Re: Character encodings in headers [i74][was: Straw-man charter for http-bis] from Martin Duerst on 2007-08-20 (ietf-http-wg@w3.org from July to September 2007)

From: Martin Duerst <duerst@it.aoyama.ac.jp>
Date: Mon, 20 Aug 2007 16:54:20 +0900
To: Mark Nottingham <mnot@mnot.net>
Cc: Julian Reschke <julian.reschke@gmx.de>, Paul Hoffman <phoffman@imc.org>, Apps Discuss <discuss@apps.ietf.org>, "ietf-http-wg@w3.org Group" <ietf-http-wg@w3.org>, "Richard Ishida" <ishida@w3.org>, Felix Sasaki <fsasaki@w3.org>
Message-Id: <6.0.0.20.2.20070820162657.08bf55a0@localhost>

Hello Mark,

Thanks for giving this an issue number.

At 12:40 07/08/20, Mark Nottingham wrote:
>On 10/06/2007, at 6:05 PM, Martin Duerst wrote:
>> - RFC 2616 prescribes that headers containing non-ASCII have to use
>>   either iso-8859-1 or RFC 2047. This is unnecessarily complex and
>>   not necessarily followed. At the least, new extensions should be
>>   allowed to specify that UTF-8 is used.
>
>My .02;
>
>I'm concerned about allowing UTF-8; it may break existing  
>implementations.
>
>I'd like to see the text just require that the actual character set  
>be 8859-1, but to allow individual extensions to nominate encodings  
>*like* 2047,without being restricted to it.

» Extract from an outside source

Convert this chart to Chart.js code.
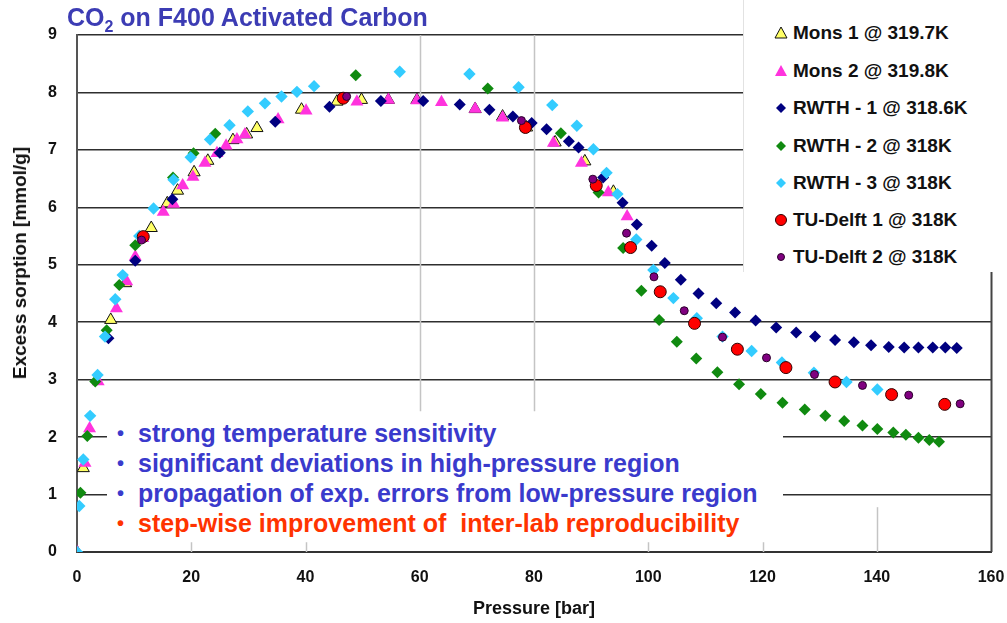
<!DOCTYPE html>
<html><head><meta charset="utf-8">
<script src="https://cdn.jsdelivr.net/npm/chart.js@4/dist/chart.umd.min.js"></script>
<style>
html,body{margin:0;padding:0;background:#fff;}
#wrap{position:relative;width:1007px;height:623px;overflow:hidden;font-family:Arial,"Liberation Sans",sans-serif;}
#c{position:absolute;left:0;top:0;}
#title{position:absolute;left:67px;top:3px;font-size:25px;line-height:28px;font-weight:bold;color:#3c3cb4;white-space:nowrap;}
#title sub{font-size:16px;line-height:0;vertical-align:-6px;}
#ytitle{position:absolute;left:20px;top:263px;transform:translate(-50%,-50%) rotate(-90deg);font-size:19px;font-weight:bold;white-space:nowrap;color:#111;}
#legend{position:absolute;left:743px;top:0;width:264px;height:272px;background:#fff;border-left:1px solid #e2e2e2;}
.li{position:absolute;left:0;height:24px;width:264px;}
.li svg{position:absolute;left:29px;top:4px;}
.li span{position:absolute;left:49px;top:1px;font-size:19px;line-height:22px;font-weight:bold;color:#111;white-space:nowrap;}
#notes{position:absolute;left:107px;top:412px;width:676px;height:130px;background:#fff;}
.nl{position:absolute;left:31px;font-size:25px;line-height:28px;font-weight:bold;white-space:pre;}
.bu{position:absolute;left:10px;font-size:20px;line-height:28px;font-weight:bold;}
</style>
</head><body>
<div id="wrap">
<canvas id="c" width="1007" height="623"></canvas>
<div id="title">CO<sub>2</sub> on F400 Activated Carbon</div>
<div id="ytitle">Excess sorption [mmol/g]</div>
<div id="legend"></div>
<div id="notes"></div>
</div>
<script>
// ---- data ----
const seriesNames = ['Mons 1 @ 319.7K','Mons 2 @ 319.8K','RWTH - 1 @ 318.6K','RWTH - 2 @ 318K','RWTH - 3 @ 318K','TU-Delft 1 @ 318K','TU-Delft 2 @ 318K'];

const mons1X = [0, 1.1, 5.9, 8.5, 13.0, 15.8, 17.6, 20.5, 22.9, 27.3, 29.7, 31.5, 39.3, 45.5, 49.8, 54.5, 59.5, 69.7, 74.5, 78.7, 83.7, 88.9, 93.9];
const mons1Y = [0, 1.46, 4.04, 4.68, 5.64, 6.07, 6.29, 6.61, 6.81, 7.17, 7.27, 7.38, 7.70, 7.84, 7.87, 7.87, 7.87, 7.71, 7.58, 7.39, 7.13, 6.80, 6.27];

const mons2X = [0, 1.4, 2.2, 3.7, 6.9, 8.7, 10.2, 11.5, 15.1, 16.9, 18.5, 20.3, 22.4, 24.5, 26.1, 28.0, 29.4, 35.2, 40.1, 49.0, 54.5, 59.5, 63.8, 69.7, 74.5, 83.4, 88.3, 93.0, 96.3];
const mons2Y = [0, 1.55, 2.15, 2.97, 4.24, 4.71, 5.14, 5.46, 5.92, 6.06, 6.38, 6.53, 6.77, 6.94, 7.07, 7.18, 7.27, 7.53, 7.68, 7.84, 7.87, 7.86, 7.83, 7.71, 7.56, 7.12, 6.77, 6.26, 5.84];

const rwth1X = [5.5, 10.2, 16.7, 25.0, 34.7, 44.2, 53.2, 60.6, 67.0, 72.2, 76.3, 79.6, 82.2, 86.1, 87.8, 92.1, 95.5, 98.0, 100.6, 102.9, 105.7, 108.8, 111.9, 115.2, 118.8, 122.4, 125.9, 129.2, 132.7, 136.0, 139.0, 142.1, 144.8, 147.3, 149.8, 152.0, 154.0];
const rwth1Y = [3.72, 5.07, 6.14, 6.95, 7.49, 7.75, 7.85, 7.85, 7.79, 7.70, 7.58, 7.47, 7.36, 7.15, 7.04, 6.52, 6.08, 5.70, 5.33, 5.03, 4.74, 4.50, 4.33, 4.17, 4.03, 3.91, 3.82, 3.75, 3.69, 3.65, 3.60, 3.57, 3.56, 3.56, 3.56, 3.56, 3.55];

const rwth2X = [0.6, 1.8, 3.2, 5.2, 7.4, 10.2, 16.8, 20.4, 24.2, 48.8, 71.9, 84.7, 91.3, 95.6, 98.8, 101.9, 105.0, 108.4, 112.1, 115.9, 119.7, 123.5, 127.4, 131.0, 134.3, 137.5, 140.1, 142.9, 145.1, 147.3, 149.2, 150.9];
const rwth2Y = [1.03, 2.02, 2.97, 3.86, 4.65, 5.34, 6.52, 6.94, 7.28, 8.30, 8.07, 7.29, 6.26, 5.29, 4.55, 4.04, 3.66, 3.37, 3.13, 2.92, 2.75, 2.60, 2.48, 2.37, 2.28, 2.20, 2.14, 2.08, 2.04, 1.99, 1.95, 1.92];

const rwth3X = [0, 0.4, 1.1, 2.3, 3.6, 4.9, 6.7, 8.0, 10.9, 13.4, 16.9, 19.9, 23.3, 26.7, 29.9, 32.9, 35.8, 38.5, 41.5, 56.5, 68.7, 77.3, 83.2, 87.5, 90.4, 92.7, 94.6, 97.9, 100.9, 104.4, 108.5, 113.0, 118.1, 123.4, 129.0, 134.7, 140.1];
const rwth3Y = [0, 0.80, 1.61, 2.37, 3.08, 3.75, 4.40, 4.82, 5.50, 5.98, 6.48, 6.87, 7.18, 7.43, 7.67, 7.81, 7.93, 8.01, 8.11, 8.36, 8.32, 8.09, 7.78, 7.42, 7.01, 6.60, 6.23, 5.44, 4.91, 4.42, 4.07, 3.75, 3.50, 3.30, 3.12, 2.96, 2.83];

const tud1X = [11.6, 46.6, 78.5, 90.9, 96.9, 102.1, 108.1, 115.6, 124.1, 132.7, 142.6, 151.9];
const tud1Y = [5.49, 7.90, 7.39, 6.38, 5.30, 4.53, 3.98, 3.53, 3.21, 2.96, 2.74, 2.57];

const tud2X = [11.3, 47.2, 77.8, 90.3, 96.2, 101.0, 106.3, 113.0, 120.7, 129.1, 137.5, 145.6, 154.6];
const tud2Y = [5.43, 7.93, 7.51, 6.49, 5.55, 4.79, 4.20, 3.74, 3.38, 3.09, 2.90, 2.73, 2.58];

const xTicks = [0, 20, 40, 60, 80, 100, 120, 140, 160];
const yTicks = [0, 1, 2, 3, 4, 5, 6, 7, 8, 9];

const notes = [
  ['strong temperature sensitivity', '#3a3acc'],
  ['significant deviations in high-pressure region', '#3a3acc'],
  ['propagation of exp. errors from low-pressure region', '#3a3acc'],
  ['step-wise improvement of  inter-lab reproducibility', '#ff3300']
];

// ---- styles ----
const styles = [
  {shape:'triangle', r:7,   fill:'#ffff66', stroke:'#111111', bw:1},
  {shape:'triangle', r:7.5, fill:'#ff33dd', stroke:'#ff33dd', bw:0},
  {shape:'rectRot',  r:6,   fill:'#000080', stroke:'#000080', bw:0},
  {shape:'rectRot',  r:6,   fill:'#108a10', stroke:'#108a10', bw:0},
  {shape:'rectRot',  r:6.2, fill:'#33ccff', stroke:'#33ccff', bw:0},
  {shape:'circle',   r:6,   fill:'#ff0000', stroke:'#330000', bw:1},
  {shape:'circle',   r:4,   fill:'#800080', stroke:'#2a002a', bw:1}
];

const xs = [mons1X, mons2X, rwth1X, rwth2X, rwth3X, tud1X, tud2X];
const ys = [mons1Y, mons2Y, rwth1Y, rwth2Y, rwth3Y, tud1Y, tud2Y];

const datasets = seriesNames.map((name, i) => ({
  label: name,
  data: xs[i].map((x, j) => ({x: x, y: ys[i][j]})),
  pointStyle: styles[i].shape,
  pointRadius: styles[i].r,
  pointHoverRadius: styles[i].r,
  backgroundColor: styles[i].fill,
  borderColor: styles[i].stroke,
  borderWidth: styles[i].bw,
  showLine: false,
  order: seriesNames.length - i
}));

// decorative grid segments (value units): [x, yFrom, yTo, color]
const vSegs = [
  [60, 2.45, 9, '#c4c4c4'], [80, 2.45, 9, '#c4c4c4'],
  [20, 0, 0.17, '#c4c4c4'], [40, 0, 0.17, '#c4c4c4'],
  [100, 0, 0.17, '#c4c4c4'], [120, 0, 0.17, '#c4c4c4'],
  [140, 0, 0.78, '#c4c4c4'], [160, 0, 9, '#444444']
];

const gridDecor = {
  id: 'gridDecor',
  beforeDatasetsDraw(chart) {
    const ctx = chart.ctx, sx = chart.scales.x, sy = chart.scales.y;
    ctx.save();
    vSegs.forEach(s => {
      const px = Math.round(sx.getPixelForValue(s[0])) + 0.5;
      ctx.beginPath();
      ctx.strokeStyle = s[3];
      ctx.lineWidth = s[0] === 160 ? 2 : 1.5;
      ctx.moveTo(px, sy.getPixelForValue(s[1]));
      ctx.lineTo(px, sy.getPixelForValue(s[2]));
      ctx.stroke();
    });
    ctx.restore();
  }
};

const tickFont = {family: 'Arial, "Liberation Sans", sans-serif', size: 16, weight: 'bold'};

new Chart(document.getElementById('c'), {
  type: 'scatter',
  data: {datasets: datasets},
  plugins: [gridDecor],
  options: {
    responsive: false,
    animation: false,
    devicePixelRatio: 1,
    layout: {padding: {left: 0, top: 35, right: 16, bottom: 0}},
    plugins: {legend: {display: false}, tooltip: {enabled: false}, title: {display: false}},
    scales: {
      x: {
        type: 'linear', min: 0, max: 160,
        afterBuildTicks: (s) => { s.ticks = xTicks.map(v => ({value: v})); },
        afterFit: (s) => { s.height = 71; s.paddingLeft = 0; s.paddingRight = 0; },
        ticks: {padding: 16, color: '#111', font: tickFont},
        grid: {display: false, drawTicks: false},
        border: {display: true, color: '#333', width: 2},
        title: {display: true, text: 'Pressure [bar]', color: '#111', padding: {top: 6, bottom: 3},
                font: {family: 'Arial, "Liberation Sans", sans-serif', size: 18, weight: 'bold'}}
      },
      y: {
        type: 'linear', min: 0, max: 9,
        afterBuildTicks: (s) => { s.ticks = yTicks.map(v => ({value: v})); },
        afterFit: (s) => { s.width = 77; s.paddingTop = 0; s.paddingBottom = 0; },
        ticks: {padding: 20, color: '#111', font: tickFont},
        grid: {color: '#2e2e2e', lineWidth: 1.5, drawTicks: false},
        border: {display: true, color: '#555', width: 2}
      }
    }
  }
});

// ---- legend (HTML overlay) ----
function markerSvg(st) {
  const s = 16, c = 8;
  let shape = '';
  if (st.shape === 'triangle') {
    shape = `<polygon points="${c},2 ${c+6},13 ${c-6},13" fill="${st.fill}" stroke="${st.stroke}" stroke-width="${st.bw}"/>`;
  } else if (st.shape === 'rectRot') {
    shape = `<polygon points="${c},${c-5} ${c+5},${c} ${c},${c+5} ${c-5},${c}" fill="${st.fill}"/>`;
  } else {
    const r = st.r > 5 ? 5.5 : 3.5;
    shape = `<circle cx="${c}" cy="${c}" r="${r}" fill="${st.fill}" stroke="${st.stroke}" stroke-width="${st.bw}"/>`;
  }
  return `<svg width="${s}" height="${s}" viewBox="0 0 ${s} ${s}">${shape}</svg>`;
}
const legendCenters = [33, 71, 108, 146, 183, 220, 257];
const lg = document.getElementById('legend');
seriesNames.forEach((n, i) => {
  const d = document.createElement('div');
  d.className = 'li';
  d.style.top = (legendCenters[i] - 12) + 'px';
  d.innerHTML = markerSvg(styles[i]) + '<span>' + n + '</span>';
  lg.appendChild(d);
});

// ---- notes (HTML overlay) ----
const noteCenters = [433, 463, 493, 523];
const nb = document.getElementById('notes');
notes.forEach((n, i) => {
  const top = noteCenters[i] - 412 - 14;
  const b = document.createElement('div');
  b.className = 'bu'; b.style.top = top + 'px'; b.style.color = n[1]; b.textContent = '•';
  const t = document.createElement('div');
  t.className = 'nl'; t.style.top = top + 'px'; t.style.color = n[1]; t.textContent = n[0];
  nb.appendChild(b); nb.appendChild(t);
});
</script>
</body></html>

What do you mean by "encodings *like* 2047"? And why do you think
that UTF-8 may break existing implementations? UTF-8 has virtually
the same footprint in terms of bytes as ISO-8859-1: All bytes
above 0x7F may be used. Implementations that have to deal with
ISO-8859-1 usually do this by just being 8-bit-transparent;
that works for UTF-8, too.

If your opinion is that UTF-8 cannot be allowed at all, then
that's going to be a problem for cases where it's already in
use, see e.g. earlier posts in the http list.

It's easy to say "may break existing implementations",
but in over 10 years of being involved in the Web, I haven't
heard about that happening. If you or anybody have, please
speak up.

>For example, the encoding  
>specified in 3987 is appropriate for URIs.

As one of the authors of RFC 3987, I know what you mean, but
"the encoding specified in 3987" wouldn't be enough for a spec.
Also, it's not really very well suited to the job, because
%hh-encoding is used to escape any bytes, not only UTF-8,
and there is a considerably length increase for some scripts.

>However, it *has* to be  
>explicit; I've heard some people read this requirement and think that  
>they need to check *every* header for 2047 encoding.

I have read it that way, too. If it can be safely argued that
it was never intended that way, and that no harm is produced
if this is restricted, then I'd befine with restricting it,
because checking everything for 2047 is indeed tough, but
I'd really like to make sure that this isn't creating problems.
(i.e. that a careful examination of the various headers makes
some reasonably conservative assumptions).

>So, I think this means;
>
>1) Change
>   "Words of *TEXT MAY contain characters from character sets other  
>than ISO-8859-1 [22] only when encoded according to the rules of RFC  
>2047 [14]."
>to
>   "Words of *TEXT MUST NOT contain characters from character sets  
>other than ISO-885901 [22]."
>and,
>
>2) Identify headers that may have non-8859

There are many parts to ISO-8859, not just ISO-8859-1.

>content and explicitly say  
>how to encode them (IRI, 2047, whatever; the existing ones will have  
>to be 2047, I believe), modifying their BNF to suit.
>
>3) When we document extensibility, require new headers to nominate  
>any encoding explicitly.

If that includes UTF-8, I'd be fine with it. If it excludes
UTF-8, I think that would be a problem.

Regards,    Martin.

#-#-#  Martin J. Du"rst, Assoc. Professor, Aoyama Gakuin University
#-#-#  http://www.sw.it.aoyama.ac.jp       mailto:duerst@it.aoyama.ac.jp

Received on Monday, 20 August 2007 07:56:15 UTC